The Folgers House Blend actually tastes rather similar to the McCafe Premium Roast. It is a regular, mild blend created to be as inoffensive to many people as possible. 

Like the Premium Roast, the Folgers House Blend also has these slightly sour, tomato-like notes that made me want to bite into something savory, like a ham and egg sandwich.

Compared with the Pike Place Blend, the Folgers House Blend is much less smoky. It is a more comfortable coffee to sip on than the Pike Place Blend. In espresso, however, I think I will enjoy Pike Place more. 

Against the Starbucks House Blend, I think the Folgers House Blend tastes more inviting. It has a bit more flavor edge than Starbucks House Blend. This gives it a bit more flavor and enjoyment when drinking. 

If you are a stickler for clear-cut ranking, I would rank the Folgers House Blend second here. First would be the McCafe Premium Roast, with the Pike Place Blend a very close third.

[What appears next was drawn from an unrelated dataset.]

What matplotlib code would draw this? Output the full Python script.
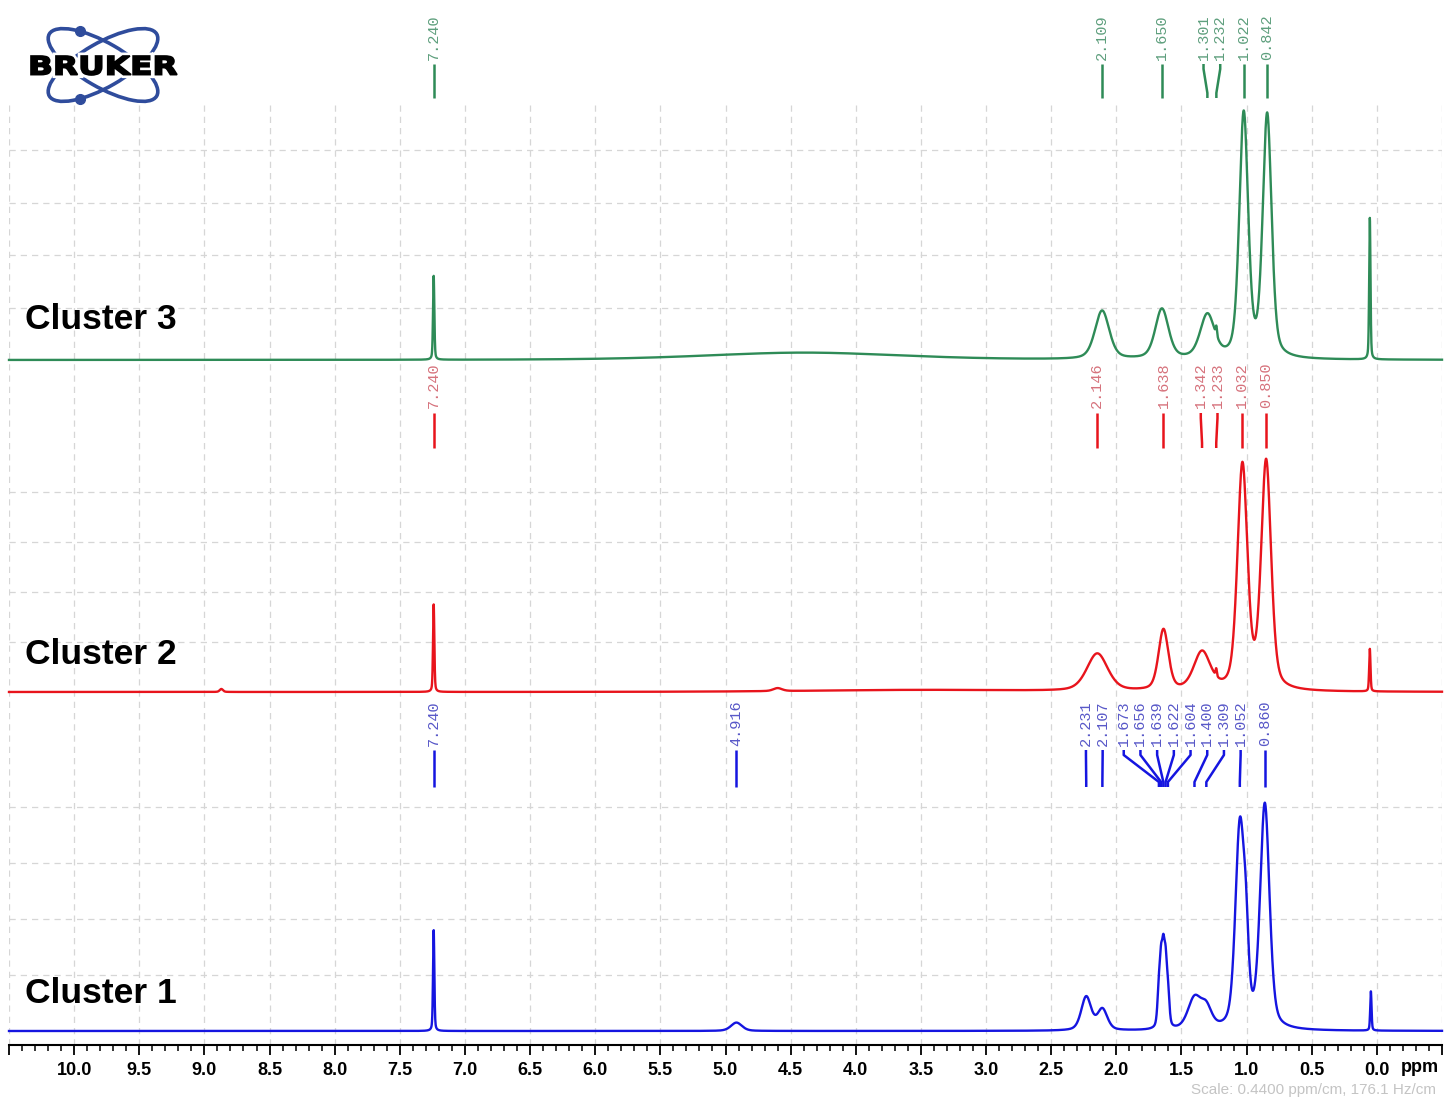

Folgers House Blend Roast vs. Regular Coffee

Folgers is a regular ground coffee blend. How will it compare against your regular brewed coffee? I mean those you get from gas stations, or convenience stores. 

For this experiment, I ventured to a nearby 7-11 and got myself a cup of Americano. I then drank the coffee side by side.

Folgers win here. It has more flavor, possibly because it is a freshly opened can of coffee. The ones you get in convenience stores tend to lack depth in flavor, and can sometimes taste a little stale. There are no such issues with my cup of Folgers.

Who Should Enjoy Folgers House Blend Roast?

If I were to sum up the Folgers House Blend, it is your quintessential All-American coffee. It is mild, has a comfortable flavor profile, and has an aroma that may remind you of your childhood home kitchen. 

It is also not too edgy in taste, which means it will satisfy many drinkers. To me, the coffee also pairs very well with savory food, especially savory, tangy sandwiches with a lot of mustard, ketchup, and mayo.

This is the cup of coffee you can enjoy all day, anytime. It is also flexible and can be served in many ways, including iced coffee or light espresso. You can also keep some at home and serve guests with it.